Putnam v. Bowker

By the Court.

The only question before us is whether the precise instructions asked for should have been given. The first was objectionable in asking for an abstract ruling, that the use of the way by the plaintiff had been a permissive use, thus seeking to take the case entirely from the consideration of the jury, instead of submitting the case to them under proper instructions as to the nature of adverse possession, and how far the same would exist when the use was that of a passage way over land attached to a public building, or one used for public purposes. The presiding judge submitted the case to the jury, but under instructions to which no exceptions are taken, if any other instructions than those asked for could be properly given. It must, therefore, be assumed that the principles of law applicable to the use of a passage-way over land attached to a meeting-house or academy, as they had been held by this court in the case of Kilburn v. Adams, 7 Met. 39, and what would be required to constitute adverse posses- ’ *546sion, were fully stated in the charge to the jury. The cases are not entirely alike. The use of a passage through the yard of a tavern to the lot of an adjoining owner may present a different case from that of the use of public grounds, attached to an academy building. The cases differ however in a more material point, as the adverse use in the case at bar, as was alleged on the part of the defendant, commenced before there was any tavern or tavern yard.

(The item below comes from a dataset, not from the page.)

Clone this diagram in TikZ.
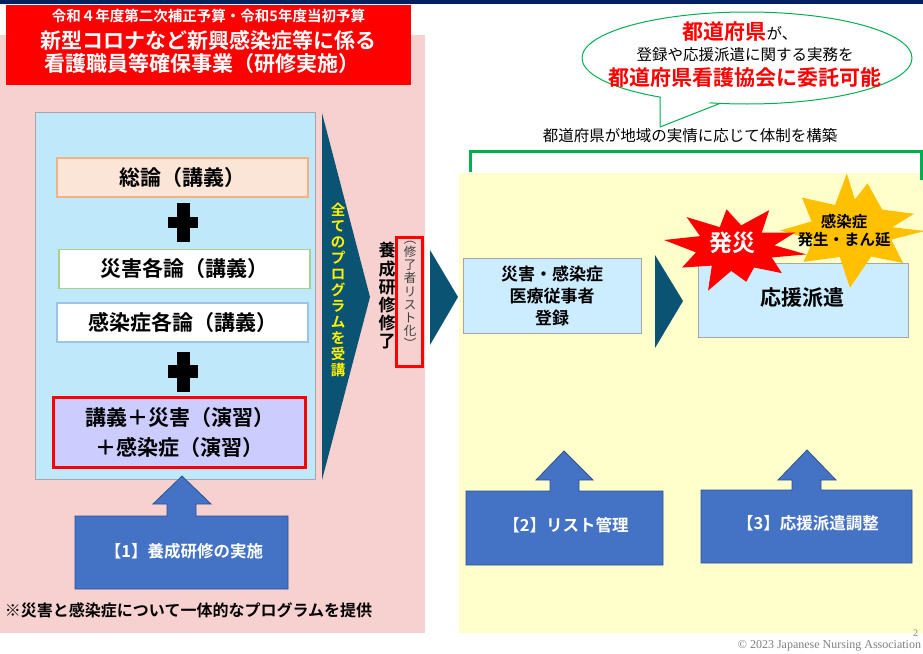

The case was one for the jury, under proper instructions, and not to be decided by the court as a permissive occupation by a conclusive presumption of law.

The further prayer for instructions that the erection of a building in 1831, obstructing a part of the way that had been used by the plaintiff, would defeat the entire right of way, although a way of reduced width remained, and that therefore the plaintiff must show a new right of way acquired since 1831, and that this was a question of law and not of fact, was also properly refused.